REPUBLIKA.CO.ID, JAKARTA-–Mahkamah Agung (MA) membantah tudingan adanya putusan ganda dalam kasus korupsi Sumita Tobing. Dalam siaran pers yang termuat di laman resmi MA, Jumat (14/1), perkara dengan nomor register 856 K/Pidsus/2009 itu baru diputus 6 Januari 2011 dengan susunan majelis hakim terdiri dari M Taufik, Suryajaya, dan Artidjo Alkotsar sebagai ketua majelis, dengan inti amar putusan, kabul, batal PN, dan adili sendiri.
Kepala Biro Hukum dan Humas MA, Nurhadi, mengatakan hal yang terjadi terhadap kasus Sumita adalah bukan munculnya dua putusan terhadap satu perkara yang sama, tapi karena adanya kesalahan administratif dalam proses data entry. "Jadi secara substansi putusan atas perkara Sumita Tobing tidak kontradiktif, karena memang hanya ada satu putusan," kata Nurhadi.

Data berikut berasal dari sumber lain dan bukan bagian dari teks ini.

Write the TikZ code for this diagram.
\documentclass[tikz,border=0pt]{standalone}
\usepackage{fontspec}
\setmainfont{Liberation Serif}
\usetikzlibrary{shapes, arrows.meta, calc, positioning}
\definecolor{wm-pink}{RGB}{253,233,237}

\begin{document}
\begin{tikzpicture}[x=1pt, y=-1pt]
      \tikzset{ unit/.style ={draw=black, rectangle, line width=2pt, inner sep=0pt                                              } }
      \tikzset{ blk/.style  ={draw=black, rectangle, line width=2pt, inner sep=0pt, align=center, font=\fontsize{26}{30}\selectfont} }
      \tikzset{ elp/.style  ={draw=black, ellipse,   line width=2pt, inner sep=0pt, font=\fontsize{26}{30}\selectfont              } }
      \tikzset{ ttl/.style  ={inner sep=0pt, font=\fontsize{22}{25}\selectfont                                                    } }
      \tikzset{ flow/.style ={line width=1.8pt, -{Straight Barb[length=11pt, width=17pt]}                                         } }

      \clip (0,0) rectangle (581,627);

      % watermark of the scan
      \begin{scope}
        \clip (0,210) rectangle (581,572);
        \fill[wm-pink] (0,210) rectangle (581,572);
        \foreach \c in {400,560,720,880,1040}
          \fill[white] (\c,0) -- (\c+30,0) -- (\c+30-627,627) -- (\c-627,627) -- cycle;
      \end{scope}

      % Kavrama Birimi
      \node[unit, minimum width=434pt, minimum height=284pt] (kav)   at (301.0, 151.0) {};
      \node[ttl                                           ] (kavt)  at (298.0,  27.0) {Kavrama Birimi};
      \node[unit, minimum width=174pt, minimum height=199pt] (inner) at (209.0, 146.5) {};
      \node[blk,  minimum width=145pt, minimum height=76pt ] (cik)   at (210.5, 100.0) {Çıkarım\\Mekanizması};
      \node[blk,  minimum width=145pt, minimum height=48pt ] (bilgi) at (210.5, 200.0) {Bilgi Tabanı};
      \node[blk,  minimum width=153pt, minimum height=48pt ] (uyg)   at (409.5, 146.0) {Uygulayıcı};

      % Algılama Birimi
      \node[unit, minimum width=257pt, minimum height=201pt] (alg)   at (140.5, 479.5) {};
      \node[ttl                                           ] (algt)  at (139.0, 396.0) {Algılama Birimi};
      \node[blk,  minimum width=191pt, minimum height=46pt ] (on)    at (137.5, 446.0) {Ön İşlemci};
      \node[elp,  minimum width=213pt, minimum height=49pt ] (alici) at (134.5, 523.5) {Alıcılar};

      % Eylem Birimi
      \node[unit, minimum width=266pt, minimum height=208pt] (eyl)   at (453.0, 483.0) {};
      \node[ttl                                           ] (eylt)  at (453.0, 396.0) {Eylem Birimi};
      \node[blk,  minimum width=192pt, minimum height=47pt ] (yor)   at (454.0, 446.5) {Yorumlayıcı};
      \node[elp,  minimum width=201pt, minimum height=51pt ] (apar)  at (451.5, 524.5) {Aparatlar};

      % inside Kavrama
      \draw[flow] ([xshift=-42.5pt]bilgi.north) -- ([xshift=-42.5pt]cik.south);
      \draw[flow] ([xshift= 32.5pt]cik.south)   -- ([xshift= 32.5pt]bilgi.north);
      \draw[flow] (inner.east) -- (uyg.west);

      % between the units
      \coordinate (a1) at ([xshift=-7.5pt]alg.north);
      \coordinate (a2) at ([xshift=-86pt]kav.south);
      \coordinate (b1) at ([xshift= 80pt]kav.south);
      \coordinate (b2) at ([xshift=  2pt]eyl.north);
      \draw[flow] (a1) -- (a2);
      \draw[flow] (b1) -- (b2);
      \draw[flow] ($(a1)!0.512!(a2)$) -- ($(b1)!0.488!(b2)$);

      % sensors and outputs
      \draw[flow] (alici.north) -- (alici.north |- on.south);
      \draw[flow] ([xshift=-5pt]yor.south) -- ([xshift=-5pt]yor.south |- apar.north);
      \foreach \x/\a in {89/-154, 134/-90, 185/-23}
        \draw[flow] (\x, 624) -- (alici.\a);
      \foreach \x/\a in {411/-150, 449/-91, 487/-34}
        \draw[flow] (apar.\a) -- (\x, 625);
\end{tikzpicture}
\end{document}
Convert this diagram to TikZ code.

Terkait tudingan adanya dua majelis hakim yang memeriksa perkara, Nurhadi menjelaskan bahwa pembentukan dua majelis dalam perkara Sumita sudah sesuai dengan kebijakan internal MA. Menurutnya, bila terdapat sebuah perkara yang belum diputus dalam waktu satu tahun, maka perkara itu harus dimasukkan ke dalam tim Kikis. Tim Kikis inilah, jelas dia, yang kemudian membentuk tim majelis hakim baru untuk memutus perkara yang dimaksud.
Nurhadi menuturkan MA sudah menetapkan majelis hakim perkara Sumita pada 31 Juli 2009, dengan ketua Mansyur Kertayasa. Namun setelah berjalan selama setahun, perkara tersebut belum juga putus, sehingga perkara Sumita masuk tim Kikis. "Tim Kikis inilah yang menunjuk majelis hakim baru pada tanggal 16 Agustus 2010 dengan ketua Artidjo Alkotsar," ujar Nurhadi.
Majelis hakim baru itulah, tambahnya, yang memutus perkara Sumita pada 6 Januari lalu. Dalam amar putusannya, majelis hakim mengabulkan permohonan kasasi jaksa penuntut umum, membatalkan putusan sebelumnya di tingkat pengadilan negeri, dan terdakwa dipidana penjara 1,5 tahun. Majelis hakim menilai Sumita terbukti melanggar pasal 3 UU Nomor 31 tahun 2009 tentang pemberantasan tindak pidana korupsi.